Lo que vemos hoy, ¡oh, Yochito Kiyomi!, es la
negación absoluta del Misterio de amor que anunció María el mensajero
divino. Algo, en realidad, sobra en el orden del mundo presente de los
hombres: o las bombas funestas o la caridad de Cristo (Briceño-Iragorry.
1992:59).
6. Conclusión
El Cristo edificado por Briceño-Iragorry en su obra
no es más que una expresión de su propio espíritu, sacudido por la
incomprensión humana. Como concibió a Cristo de igual manera lo hizo con el
hombre, el mundo y su práctica cristiana. Todo era expresión de su
sensibilidad utópica. El sueño de un mundo mejor sucumbió ante la terrible
realidad: lo que mueve al mundo no es el interés colectivo, sino los intereses
particulares que reposan en las manos de quienes detentan el poder.

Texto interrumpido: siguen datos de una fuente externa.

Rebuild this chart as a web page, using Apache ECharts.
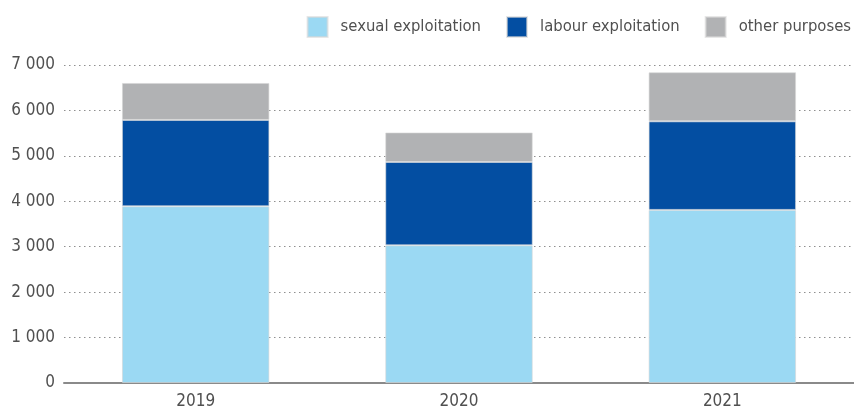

Cristo, incluso en el propio discurso de Mario
Briceño-Iragorry, ha sido nuevamente crucificado con la previa aceptación de
Barrabás como señor de la vida moderna. Sin embargo, la presencia de Cristo,
aún después de su nueva crucifixión, en el corazón de los que, como Mario
Briceño-Iragorry creemos que la humanidad todavía es posible, es constante. No
puede morir lo que es eterno, y por más que el hombre en su afán destructor
crucifique en su corazón a Cristo, siempre está la alternativa de la
resurrección; porque la pasión no culmina hasta que Cristo vuelve por sus
fueros sobre las fauces de la muerte.
7. Bibliografía
Notas
-
Joseph Fouché, duque de Otranto (1758-1820), político
francés, conocido como el padre del espionaje político moderno. Nació el
21 de mayo de 1758 en una localidad próxima a Nantes. Aunque se formó como
seminarista, nunca llegó a ser ordenado sacerdote; abandonó el clero para
dedicarse a la enseñanza. Mientras ejercía como representante de la
Convención en Lyon, eliminó a la oposición contrarrevolucionaria de la
ciudad con una brutalidad sin límites, y llegó a ejecutar a más de 1.600
ciudadanos.
-
Tomás de Kempis (c. 1379-1471), monje y escritor
alemán aceptado por lo general como autor de Imitación de Cristo,
un devocionario que gozó de una muy extendida influencia.